→ **TO DO**
All the data should be repeated exactly. Any image in it is left out.

** Start **

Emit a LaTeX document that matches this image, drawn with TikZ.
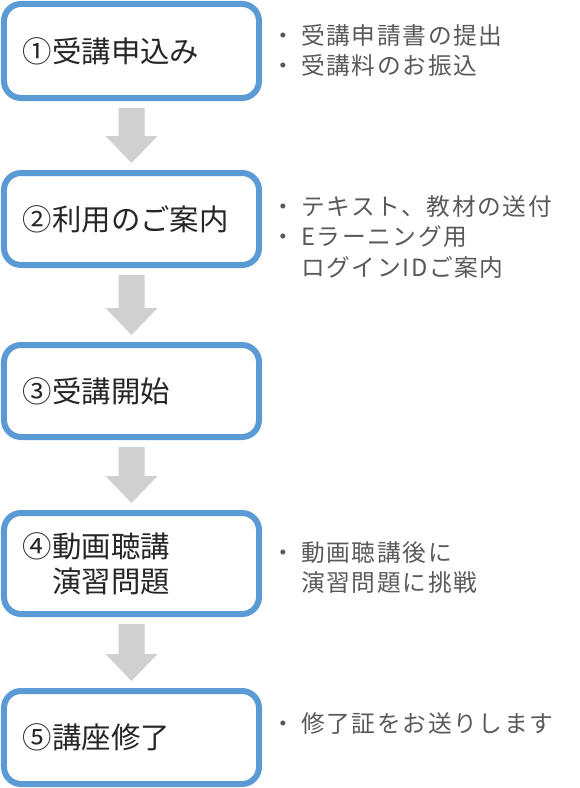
\documentclass[tikz,border=0pt]{standalone}
\usepackage{fontspec}
\setmainfont{Noto Sans CJK JP}
\newfontfamily\jpnote[LetterSpace=7]{Noto Sans CJK JP}
\usetikzlibrary{calc}
\definecolor{boxblue}{HTML}{5B9BD5}
\definecolor{arrowgray}{HTML}{D0D0D0}
\definecolor{labelgray}{HTML}{262626}
\definecolor{notegray}{HTML}{595959}
\newcommand{\bul}{\makebox[30bp][l]{・}}
\newcommand{\bulsp}{\hspace*{30bp}}
\newcommand{\blockarr}[2]{%
  \fill[arrowgray] ($(#1.south)+(-13,7)$) -- ($(#2.north)+(-13,-34)$) -- ($(#2.north)+(-26,-34)$)
    -- ($(#2.north)+(0,-7)$) -- ($(#2.north)+(26,-34)$) -- ($(#2.north)+(13,-34)$)
    -- ($(#1.south)+(13,7)$) -- cycle;}
\begin{document}
\begin{tikzpicture}[x=1bp,y=-1bp,
  stepbox/.style={draw=boxblue, line width=6bp, rounded corners=17bp, fill=white,
    inner xsep=19bp, inner ysep=0bp, text width=217bp, align=left,
    minimum width=255bp, font=\fontsize{29.5}{35}\selectfont, text=labelgray},
  note/.style={anchor=west, inner sep=0bp, align=left,
    font=\jpnote\fontsize{23.8}{31}\selectfont, text=notegray}]
\useasboundingbox (0,0) rectangle (580,788);
\node[stepbox, minimum height=94bp] (b1) at (131.5,51) {①受講申込み};
\node[stepbox, minimum height=92bp] (b2) at (131.5,219) {②利用のご案内};
\node[stepbox, minimum height=92bp] (b3) at (131.5,391) {③受講開始};
\node[stepbox, minimum height=101bp] (b4) at (131.5,563.5) {④動画聴講\\\hspace*{1em}演習問題};
\node[stepbox, minimum height=93bp] (b5) at (131.5,737.5) {⑤講座修了};
\blockarr{b1}{b2}
\blockarr{b2}{b3}
\blockarr{b3}{b4}
\blockarr{b4}{b5}
\node[note] (t1) at (271,50.5) {\bul 受講申請書の提出\\\bul 受講料のお振込};
\node[note] (t2) at (271,237) {\bul テキスト、教材の送付\\\bul Eラーニング用\\\bulsp ログインIDご案内};
\node[note] (t4) at (271,567.5) {\bul 動画聴講後に\\\bulsp 演習問題に挑戦};
\node[note] (t5) at (271,723) {\bul 修了証をお送りします};
\end{tikzpicture}
\end{document}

** End **

→ **ANSWER TO THIS TASK**
Emit a LaTeX document that matches this image, drawn with TikZ.
\documentclass[tikz,border=0pt]{standalone}
\usepackage{fontspec}
\setmainfont{Noto Sans CJK JP}
\newfontfamily\jpnote[LetterSpace=7]{Noto Sans CJK JP}
\usetikzlibrary{calc}
\definecolor{boxblue}{HTML}{5B9BD5}
\definecolor{arrowgray}{HTML}{D0D0D0}
\definecolor{labelgray}{HTML}{262626}
\definecolor{notegray}{HTML}{595959}
\newcommand{\bul}{\makebox[30bp][l]{・}}
\newcommand{\bulsp}{\hspace*{30bp}}
\newcommand{\blockarr}[2]{%
  \fill[arrowgray] ($(#1.south)+(-13,7)$) -- ($(#2.north)+(-13,-34)$) -- ($(#2.north)+(-26,-34)$)
    -- ($(#2.north)+(0,-7)$) -- ($(#2.north)+(26,-34)$) -- ($(#2.north)+(13,-34)$)
    -- ($(#1.south)+(13,7)$) -- cycle;}
\begin{document}
\begin{tikzpicture}[x=1bp,y=-1bp,
  stepbox/.style={draw=boxblue, line width=6bp, rounded corners=17bp, fill=white,
    inner xsep=19bp, inner ysep=0bp, text width=217bp, align=left,
    minimum width=255bp, font=\fontsize{29.5}{35}\selectfont, text=labelgray},
  note/.style={anchor=west, inner sep=0bp, align=left,
    font=\jpnote\fontsize{23.8}{31}\selectfont, text=notegray}]
\useasboundingbox (0,0) rectangle (580,788);
\node[stepbox, minimum height=94bp] (b1) at (131.5,51) {①受講申込み};
\node[stepbox, minimum height=92bp] (b2) at (131.5,219) {②利用のご案内};
\node[stepbox, minimum height=92bp] (b3) at (131.5,391) {③受講開始};
\node[stepbox, minimum height=101bp] (b4) at (131.5,563.5) {④動画聴講\\\hspace*{1em}演習問題};
\node[stepbox, minimum height=93bp] (b5) at (131.5,737.5) {⑤講座修了};
\blockarr{b1}{b2}
\blockarr{b2}{b3}
\blockarr{b3}{b4}
\blockarr{b4}{b5}
\node[note] (t1) at (271,50.5) {\bul 受講申請書の提出\\\bul 受講料のお振込};
\node[note] (t2) at (271,237) {\bul テキスト、教材の送付\\\bul Eラーニング用\\\bulsp ログインIDご案内};
\node[note] (t4) at (271,567.5) {\bul 動画聴講後に\\\bulsp 演習問題に挑戦};
\node[note] (t5) at (271,723) {\bul 修了証をお送りします};
\end{tikzpicture}
\end{document}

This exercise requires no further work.